I borrowed three beautiful dresses from D, wore the embroidered one and am now hoping for two more parties to go to before I return them, but parties are pretty rare around my life these days. There are other kinds of excitement aplenty for which I wear my own clothes under my favourite boiler suit : build a new bridge where I once slipped, fell and almost crushed my back, new raised beds to be, hmm, raised, and plotting to plant last year’s garlic that seems to have kept remarkably well. Autumnal pursuits I guess. There are other kinds of less exciting stuff on my plate too like wheelbarrowing all the manure out of the goat sheds to name but one, but I will be up for it in time, I like the Autumn, I do.
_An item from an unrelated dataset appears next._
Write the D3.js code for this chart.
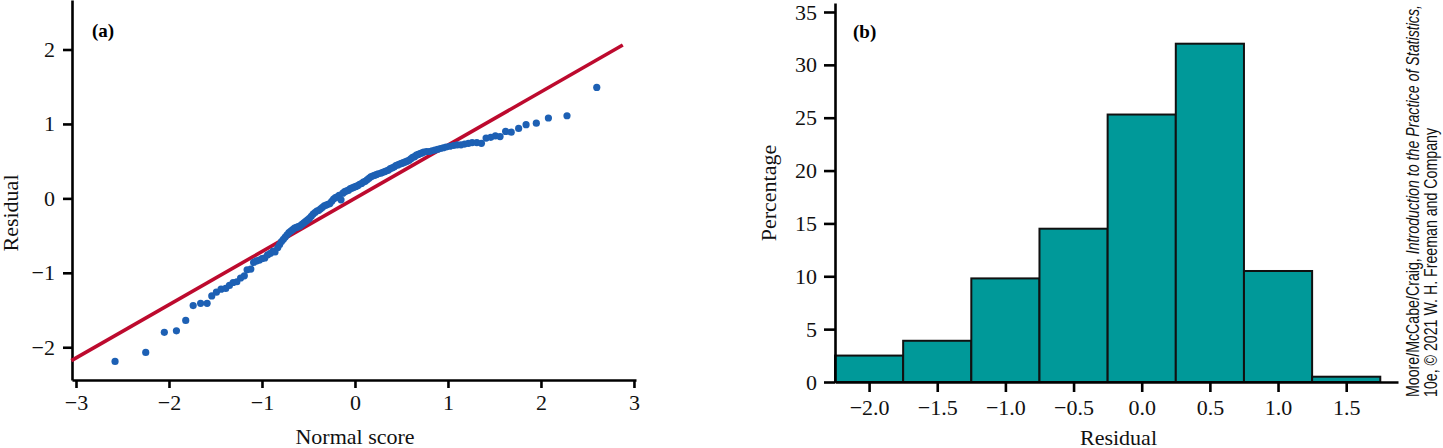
<!DOCTYPE html>
<html>
<head>
<meta charset="utf-8">
<script src="https://cdn.jsdelivr.net/npm/d3@7"></script>
<style>
  html, body { margin: 0; padding: 0; background: #fff; }
  svg { display: block; }
</style>
</head>
<body>
<svg id="chart" width="1443" height="448"></svg>
<script>
// ---------- Panel (a): normal quantile plot ----------
const normalScore = [
  -2.58, -2.25, -2.05, -1.92, -1.82, -1.74, -1.66, -1.59, -1.54, -1.49,
  -1.44, -1.39, -1.35, -1.31, -1.27, -1.23, -1.19, -1.16, -1.12, -1.09,
  -1.06, -1.03, -1.00, -0.97, -0.94, -0.91, -0.88, -0.86, -0.83, -0.81,
  -0.79, -0.77, -0.75, -0.73, -0.71, -0.69, -0.67, -0.65, -0.63, -0.61,
  -0.59, -0.57, -0.55, -0.53, -0.51, -0.49, -0.47, -0.45, -0.43, -0.41,
  -0.39, -0.37, -0.35, -0.33, -0.31, -0.29, -0.27, -0.25, -0.23, -0.21,
  -0.19, -0.17, -0.15, -0.13, -0.11, -0.09, -0.07, -0.05, -0.03, -0.01,
   0.01,  0.03,  0.05,  0.07,  0.09,  0.11,  0.13,  0.15,  0.17,  0.19,
   0.21,  0.23,  0.25,  0.28,  0.30,  0.32,  0.34,  0.36,  0.38,  0.40,
   0.42,  0.44,  0.46,  0.48,  0.50,  0.52,  0.54,  0.56,  0.58,  0.60,
   0.62,  0.64,  0.66,  0.68,  0.70,  0.72,  0.74,  0.77,  0.80,  0.83,
   0.86,  0.89,  0.92,  0.95,  0.98,  1.02,  1.06,  1.10,  1.14,  1.18,
   1.22,  1.26,  1.31,  1.36,  1.41,  1.46,  1.51,  1.56,  1.62,  1.68,
   1.76,  1.84,  1.95,  2.08,  2.28,  2.60
];
const residual = [
  -2.19, -2.07, -1.80, -1.78, -1.64, -1.44, -1.41, -1.41, -1.31, -1.26,
  -1.22, -1.21, -1.17, -1.13, -1.12, -1.07, -1.04, -0.96, -0.95, -0.86,
  -0.84, -0.83, -0.81, -0.80, -0.76, -0.74, -0.71, -0.72, -0.66, -0.62,
  -0.58, -0.55, -0.52, -0.49, -0.46, -0.44, -0.42, -0.40, -0.39, -0.38,
  -0.37, -0.35, -0.33, -0.31, -0.29, -0.27, -0.24, -0.21, -0.19, -0.17,
  -0.16, -0.14, -0.12, -0.10, -0.09, -0.08, -0.07, -0.04, -0.01,  0.01,
   0.02,  0.04, -0.02,  0.07,  0.09,  0.10,  0.11,  0.13,  0.14,  0.15,
   0.16,  0.17,  0.19,  0.20,  0.22,  0.23,  0.25,  0.27,  0.29,  0.30,
   0.31,  0.32,  0.33,  0.34,  0.35,  0.36,  0.37,  0.38,  0.40,  0.41,
   0.42,  0.44,  0.45,  0.46,  0.47,  0.48,  0.49,  0.50,  0.51,  0.53,
   0.55,  0.56,  0.58,  0.59,  0.60,  0.61,  0.62,  0.63,  0.63,  0.64,
   0.65,  0.66,  0.67,  0.68,  0.69,  0.70,  0.71,  0.72,  0.72,  0.73,
   0.74,  0.75,  0.75,  0.74,  0.81,  0.82,  0.84,  0.83,  0.90,  0.89,
   0.94,  0.99,  1.01,  1.08,  1.11,  1.49
];
const refLineX = [-3.05, 2.88];
const refLineY = [-2.18, 2.06];
const xTicksA = [-3, -2, -1, 0, 1, 2, 3];
const yTicksA = [-2, -1, 0, 1, 2];

// ---------- Panel (b): histogram ----------
const binCenters = [-2.0, -1.5, -1.0, -0.5, 0.0, 0.5, 1.0, 1.5];
const binWidth = 0.5;
const percentages = [2.5, 3.9, 9.8, 14.5, 25.3, 32.0, 10.5, 0.5];
const xTicksB = [-2.0, -1.5, -1.0, -0.5, 0.0, 0.5, 1.0, 1.5];
const yTicksB = [0, 5, 10, 15, 20, 25, 30, 35];

const creditLine1a = "Moore/McCabe/Craig, ";
const creditLine1b = "Introduction to the Practice of Statistics,";
const creditLine2 = "10e, \u00A9 2021 W. H. Freeman and Company";

const SERIF = "'Liberation Serif', 'Times New Roman', serif";
const SANS = "'Liberation Sans Narrow', 'Liberation Sans', Arial, sans-serif";

const svg = d3.select("#chart");

function styleAxis(g, fontSize) {
  g.selectAll(".domain").attr("stroke", "#000").attr("stroke-width", 2.6);
  g.selectAll(".tick line").attr("stroke", "#000").attr("stroke-width", 2.6);
  g.selectAll(".tick text")
    .attr("fill", "#111")
    .style("font-family", SERIF)
    .style("font-size", fontSize + "px");
}

// ===== Panel (a) =====
const xA = d3.scaleLinear().domain([-3.043, 3.022]).range([72, 636]);
const yA = d3.scaleLinear().domain([-2.44, 2.665]).range([380, 0]);

const gA = svg.append("g");

gA.append("g")
  .attr("transform", `translate(0,${yA.range()[0]})`)
  .call(d3.axisBottom(xA).tickValues(xTicksA).tickSize(8).tickSizeOuter(0).tickPadding(6).tickFormat(d3.format("d")))
  .call(g => styleAxis(g, 22));

gA.append("g")
  .attr("transform", `translate(${xA.range()[0]},0)`)
  .call(d3.axisLeft(yA).tickValues(yTicksA).tickSize(9).tickSizeOuter(0).tickPadding(8).tickFormat(d3.format("d")))
  .call(g => styleAxis(g, 22));

// reference line
gA.append("line")
  .attr("x1", xA(refLineX[0])).attr("y1", yA(refLineY[0]))
  .attr("x2", xA(refLineX[1])).attr("y2", yA(refLineY[1]))
  .attr("stroke", "#bd0a2e").attr("stroke-width", 3.6);

// points
gA.append("g").selectAll("circle")
  .data(normalScore.map((v, i) => [v, residual[i]]))
  .join("circle")
  .attr("cx", d => xA(d[0]))
  .attr("cy", d => yA(d[1]))
  .attr("r", 3.6)
  .attr("fill", "#1d60b4");

gA.append("text")
  .attr("x", 92).attr("y", 37)
  .style("font-family", SERIF).style("font-weight", "bold").style("font-size", "19px")
  .text("(a)");

gA.append("text")
  .attr("x", (xA.range()[0] + xA.range()[1]) / 2 + 1).attr("y", 444)
  .attr("text-anchor", "middle")
  .style("font-family", SERIF).style("font-size", "22px").attr("fill", "#111")
  .text("Normal score");

gA.append("text")
  .attr("transform", "translate(18,213) rotate(-90)")
  .attr("text-anchor", "middle")
  .style("font-family", SERIF).style("font-size", "22px").attr("fill", "#111")
  .text("Residual");

// ===== Panel (b) =====
const xB = d3.scaleLinear().domain([-2.25, 1.88]).range([835, 1398]);
const yB = d3.scaleLinear().domain([0, 35.85]).range([382, 3]);

const gB = svg.append("g");

gB.append("g").selectAll("rect")
  .data(binCenters.map((c, i) => ({ x0: c - binWidth / 2, x1: c + binWidth / 2, p: percentages[i] })))
  .join("rect")
  .attr("x", d => xB(d.x0))
  .attr("width", d => xB(d.x1) - xB(d.x0))
  .attr("y", d => yB(d.p))
  .attr("height", d => yB(0) - yB(d.p))
  .attr("fill", "#009999")
  .attr("stroke", "#111")
  .attr("stroke-width", 2);

gB.append("g")
  .attr("transform", `translate(0,${yB.range()[0]})`)
  .call(d3.axisBottom(xB).tickValues(xTicksB).tickSize(10).tickSizeOuter(0).tickPadding(7).tickFormat(d3.format(".1f")))
  .call(g => styleAxis(g, 22));

gB.append("g")
  .attr("transform", `translate(${xB.range()[0]},0)`)
  .call(d3.axisLeft(yB).tickValues(yTicksB).tickSize(11).tickSizeOuter(0).tickPadding(7).tickFormat(d3.format("d")))
  .call(g => styleAxis(g, 22));

gB.append("text")
  .attr("x", 853).attr("y", 38)
  .style("font-family", SERIF).style("font-weight", "bold").style("font-size", "19px")
  .text("(b)");

gB.append("text")
  .attr("x", (xB.range()[0] + xB.range()[1]) / 2 + 2).attr("y", 445)
  .attr("text-anchor", "middle")
  .style("font-family", SERIF).style("font-size", "22px").attr("fill", "#111")
  .text("Residual");

gB.append("text")
  .attr("transform", "translate(776,193) rotate(-90)")
  .attr("text-anchor", "middle")
  .style("font-family", SERIF).style("font-size", "22px").attr("fill", "#111")
  .text("Percentage");

// ===== Credit =====
const c1 = svg.append("text")
  .attr("transform", "translate(1419,397) rotate(-90)")
  .attr("textLength", 392).attr("lengthAdjust", "spacingAndGlyphs")
  .style("font-family", SANS).style("font-size", "18.5px").attr("fill", "#111");
c1.append("tspan").text(creditLine1a);
c1.append("tspan").style("font-style", "italic").text(creditLine1b);

svg.append("text")
  .attr("transform", "translate(1437,397) rotate(-90)")
  .attr("textLength", 269).attr("lengthAdjust", "spacingAndGlyphs")
  .style("font-family", SANS).style("font-size", "18.5px").attr("fill", "#111")
  .text(creditLine2);
</script>
</body>
</html>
Is it because I am a second child and learned from the word go to make do with stuff that had been owned, used and sometime even loved by others before me, or is it that in the seventies my mother taught me to salvage things discarded by rich neighbours, the thing is I have a natural penchant for recycling, I am a natural at giving rusty metal pieces a loving home, or keeping—like my grandmother before me—anything that might prove useful in later life.
I thus made the most of the few days that my children went away on their own pursuits and got myself accepted on a residency up north, working with US craft-artist Boris Bally and discarded road signs in the hope that some public seating for the town of Derry might emerge out of the equation.
I had a lot of fun with plugged-in big machines, learned to file properly, drooled over some lovely tools, acquired some skills that may even prove useful for my everyday life.
In the age of wall-to-wall advertising, of being told what we want by others so that we all succumb to mass desire of identical industrialised products, it is lovely to be able to find real value in what has been discarded, the gizzards and bones of other peoples’ expensive meals so to speak, and perchance turn “refuse” into very treasurable stuff. In a word, I enjoyed myself enormously.